**Exercise:** Print all of the lines exactly. Any picture among them stays out.

## BEGIN Data excerpts

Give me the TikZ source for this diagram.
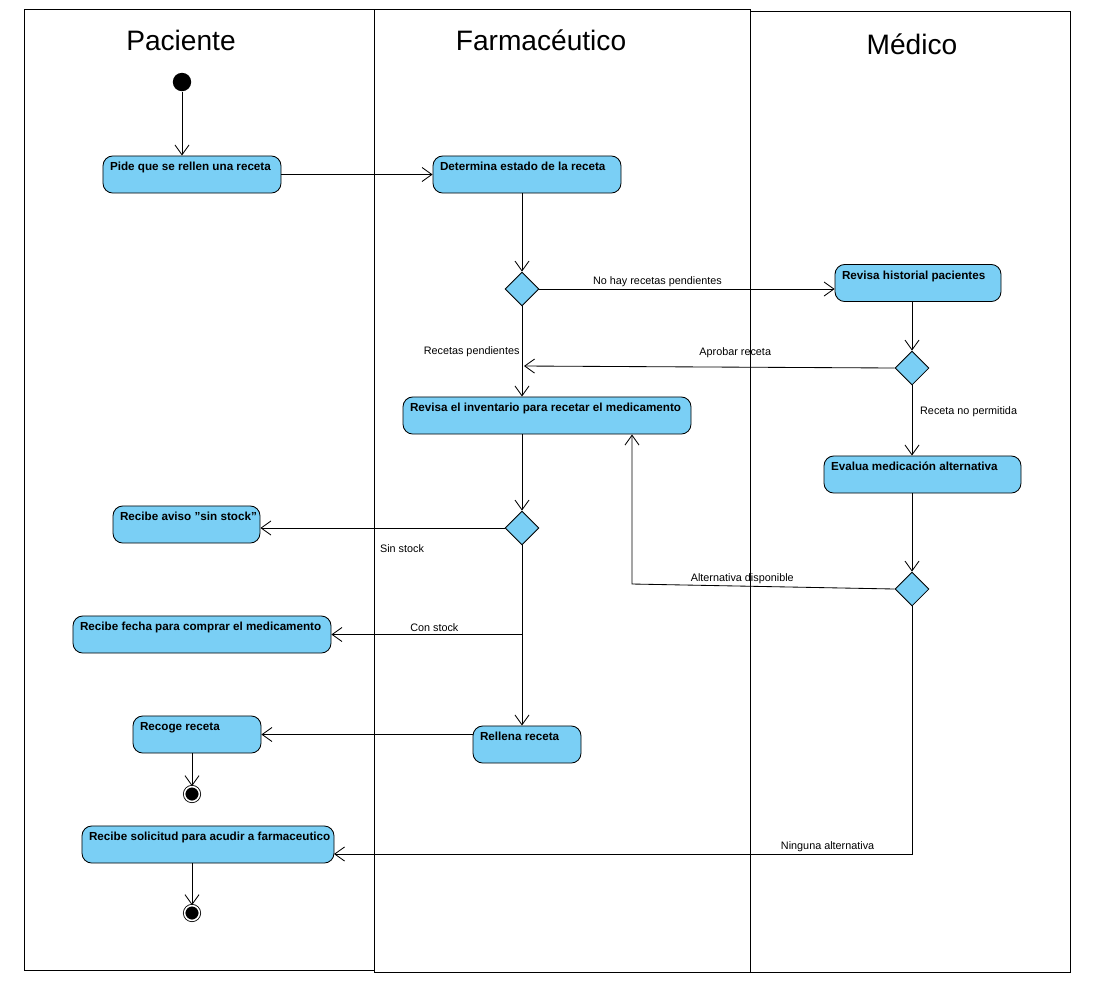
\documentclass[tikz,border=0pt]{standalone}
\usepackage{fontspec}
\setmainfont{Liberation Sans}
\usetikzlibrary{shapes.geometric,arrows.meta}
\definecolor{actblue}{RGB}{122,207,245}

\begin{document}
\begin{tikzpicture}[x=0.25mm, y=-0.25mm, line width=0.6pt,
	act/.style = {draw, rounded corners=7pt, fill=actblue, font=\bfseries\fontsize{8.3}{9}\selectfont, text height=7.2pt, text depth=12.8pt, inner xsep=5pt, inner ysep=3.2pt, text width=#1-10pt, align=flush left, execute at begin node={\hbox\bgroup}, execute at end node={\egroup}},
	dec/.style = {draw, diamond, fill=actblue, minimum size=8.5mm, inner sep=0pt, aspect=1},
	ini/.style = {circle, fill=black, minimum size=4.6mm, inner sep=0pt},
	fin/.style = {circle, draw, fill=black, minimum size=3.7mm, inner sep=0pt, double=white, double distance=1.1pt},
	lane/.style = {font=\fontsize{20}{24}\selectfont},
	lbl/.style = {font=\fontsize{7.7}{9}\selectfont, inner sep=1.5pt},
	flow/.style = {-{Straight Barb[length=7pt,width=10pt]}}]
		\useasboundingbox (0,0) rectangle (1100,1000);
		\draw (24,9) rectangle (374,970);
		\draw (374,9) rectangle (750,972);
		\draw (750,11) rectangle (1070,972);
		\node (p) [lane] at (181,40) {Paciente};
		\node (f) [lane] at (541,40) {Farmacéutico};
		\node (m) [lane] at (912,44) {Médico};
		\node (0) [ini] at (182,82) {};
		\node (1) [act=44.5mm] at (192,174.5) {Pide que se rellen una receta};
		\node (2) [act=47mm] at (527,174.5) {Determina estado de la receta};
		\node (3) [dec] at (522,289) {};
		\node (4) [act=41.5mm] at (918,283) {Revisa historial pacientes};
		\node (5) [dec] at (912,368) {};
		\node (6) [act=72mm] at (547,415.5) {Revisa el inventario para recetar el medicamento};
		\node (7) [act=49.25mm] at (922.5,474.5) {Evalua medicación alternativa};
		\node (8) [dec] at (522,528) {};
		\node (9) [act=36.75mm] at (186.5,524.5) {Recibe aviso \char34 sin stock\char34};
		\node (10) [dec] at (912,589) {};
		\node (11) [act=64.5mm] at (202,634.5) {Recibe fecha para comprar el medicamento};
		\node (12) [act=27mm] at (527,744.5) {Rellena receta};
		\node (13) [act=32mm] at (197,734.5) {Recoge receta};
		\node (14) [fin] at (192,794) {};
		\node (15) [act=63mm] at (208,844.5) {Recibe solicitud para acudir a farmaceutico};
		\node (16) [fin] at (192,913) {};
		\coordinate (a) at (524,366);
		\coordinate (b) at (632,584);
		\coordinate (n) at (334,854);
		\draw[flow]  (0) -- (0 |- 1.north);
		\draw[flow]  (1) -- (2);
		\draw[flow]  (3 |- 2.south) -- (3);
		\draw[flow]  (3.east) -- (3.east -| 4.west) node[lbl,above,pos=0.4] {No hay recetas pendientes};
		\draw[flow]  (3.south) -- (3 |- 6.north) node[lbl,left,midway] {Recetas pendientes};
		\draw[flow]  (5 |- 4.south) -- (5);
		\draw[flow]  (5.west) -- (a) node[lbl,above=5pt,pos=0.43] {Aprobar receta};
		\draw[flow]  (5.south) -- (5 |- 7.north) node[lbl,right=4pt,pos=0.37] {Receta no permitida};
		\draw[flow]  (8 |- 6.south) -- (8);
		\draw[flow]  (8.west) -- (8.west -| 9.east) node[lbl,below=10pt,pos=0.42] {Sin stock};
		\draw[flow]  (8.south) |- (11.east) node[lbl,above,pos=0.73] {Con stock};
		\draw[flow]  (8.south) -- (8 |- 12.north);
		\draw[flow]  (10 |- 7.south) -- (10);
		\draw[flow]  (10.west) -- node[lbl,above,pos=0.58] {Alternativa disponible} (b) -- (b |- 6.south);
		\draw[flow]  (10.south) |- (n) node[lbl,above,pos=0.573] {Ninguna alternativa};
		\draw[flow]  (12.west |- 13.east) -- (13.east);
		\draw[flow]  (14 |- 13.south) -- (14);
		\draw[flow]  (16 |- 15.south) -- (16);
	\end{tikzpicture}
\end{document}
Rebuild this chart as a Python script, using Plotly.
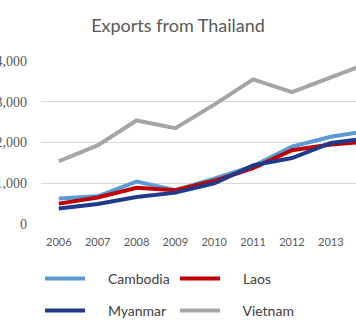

## END Data excerpts

**Output:**
Give me the TikZ source for this diagram.
\documentclass[tikz,border=0pt]{standalone}
\usepackage{fontspec}
\setmainfont{Liberation Sans}
\usetikzlibrary{shapes.geometric,arrows.meta}
\definecolor{actblue}{RGB}{122,207,245}

\begin{document}
\begin{tikzpicture}[x=0.25mm, y=-0.25mm, line width=0.6pt,
	act/.style = {draw, rounded corners=7pt, fill=actblue, font=\bfseries\fontsize{8.3}{9}\selectfont, text height=7.2pt, text depth=12.8pt, inner xsep=5pt, inner ysep=3.2pt, text width=#1-10pt, align=flush left, execute at begin node={\hbox\bgroup}, execute at end node={\egroup}},
	dec/.style = {draw, diamond, fill=actblue, minimum size=8.5mm, inner sep=0pt, aspect=1},
	ini/.style = {circle, fill=black, minimum size=4.6mm, inner sep=0pt},
	fin/.style = {circle, draw, fill=black, minimum size=3.7mm, inner sep=0pt, double=white, double distance=1.1pt},
	lane/.style = {font=\fontsize{20}{24}\selectfont},
	lbl/.style = {font=\fontsize{7.7}{9}\selectfont, inner sep=1.5pt},
	flow/.style = {-{Straight Barb[length=7pt,width=10pt]}}]
		\useasboundingbox (0,0) rectangle (1100,1000);
		\draw (24,9) rectangle (374,970);
		\draw (374,9) rectangle (750,972);
		\draw (750,11) rectangle (1070,972);
		\node (p) [lane] at (181,40) {Paciente};
		\node (f) [lane] at (541,40) {Farmacéutico};
		\node (m) [lane] at (912,44) {Médico};
		\node (0) [ini] at (182,82) {};
		\node (1) [act=44.5mm] at (192,174.5) {Pide que se rellen una receta};
		\node (2) [act=47mm] at (527,174.5) {Determina estado de la receta};
		\node (3) [dec] at (522,289) {};
		\node (4) [act=41.5mm] at (918,283) {Revisa historial pacientes};
		\node (5) [dec] at (912,368) {};
		\node (6) [act=72mm] at (547,415.5) {Revisa el inventario para recetar el medicamento};
		\node (7) [act=49.25mm] at (922.5,474.5) {Evalua medicación alternativa};
		\node (8) [dec] at (522,528) {};
		\node (9) [act=36.75mm] at (186.5,524.5) {Recibe aviso \char34 sin stock\char34};
		\node (10) [dec] at (912,589) {};
		\node (11) [act=64.5mm] at (202,634.5) {Recibe fecha para comprar el medicamento};
		\node (12) [act=27mm] at (527,744.5) {Rellena receta};
		\node (13) [act=32mm] at (197,734.5) {Recoge receta};
		\node (14) [fin] at (192,794) {};
		\node (15) [act=63mm] at (208,844.5) {Recibe solicitud para acudir a farmaceutico};
		\node (16) [fin] at (192,913) {};
		\coordinate (a) at (524,366);
		\coordinate (b) at (632,584);
		\coordinate (n) at (334,854);
		\draw[flow]  (0) -- (0 |- 1.north);
		\draw[flow]  (1) -- (2);
		\draw[flow]  (3 |- 2.south) -- (3);
		\draw[flow]  (3.east) -- (3.east -| 4.west) node[lbl,above,pos=0.4] {No hay recetas pendientes};
		\draw[flow]  (3.south) -- (3 |- 6.north) node[lbl,left,midway] {Recetas pendientes};
		\draw[flow]  (5 |- 4.south) -- (5);
		\draw[flow]  (5.west) -- (a) node[lbl,above=5pt,pos=0.43] {Aprobar receta};
		\draw[flow]  (5.south) -- (5 |- 7.north) node[lbl,right=4pt,pos=0.37] {Receta no permitida};
		\draw[flow]  (8 |- 6.south) -- (8);
		\draw[flow]  (8.west) -- (8.west -| 9.east) node[lbl,below=10pt,pos=0.42] {Sin stock};
		\draw[flow]  (8.south) |- (11.east) node[lbl,above,pos=0.73] {Con stock};
		\draw[flow]  (8.south) -- (8 |- 12.north);
		\draw[flow]  (10 |- 7.south) -- (10);
		\draw[flow]  (10.west) -- node[lbl,above,pos=0.58] {Alternativa disponible} (b) -- (b |- 6.south);
		\draw[flow]  (10.south) |- (n) node[lbl,above,pos=0.573] {Ninguna alternativa};
		\draw[flow]  (12.west |- 13.east) -- (13.east);
		\draw[flow]  (14 |- 13.south) -- (14);
		\draw[flow]  (16 |- 15.south) -- (16);
	\end{tikzpicture}
\end{document}
Rebuild this chart as a Python script, using Plotly.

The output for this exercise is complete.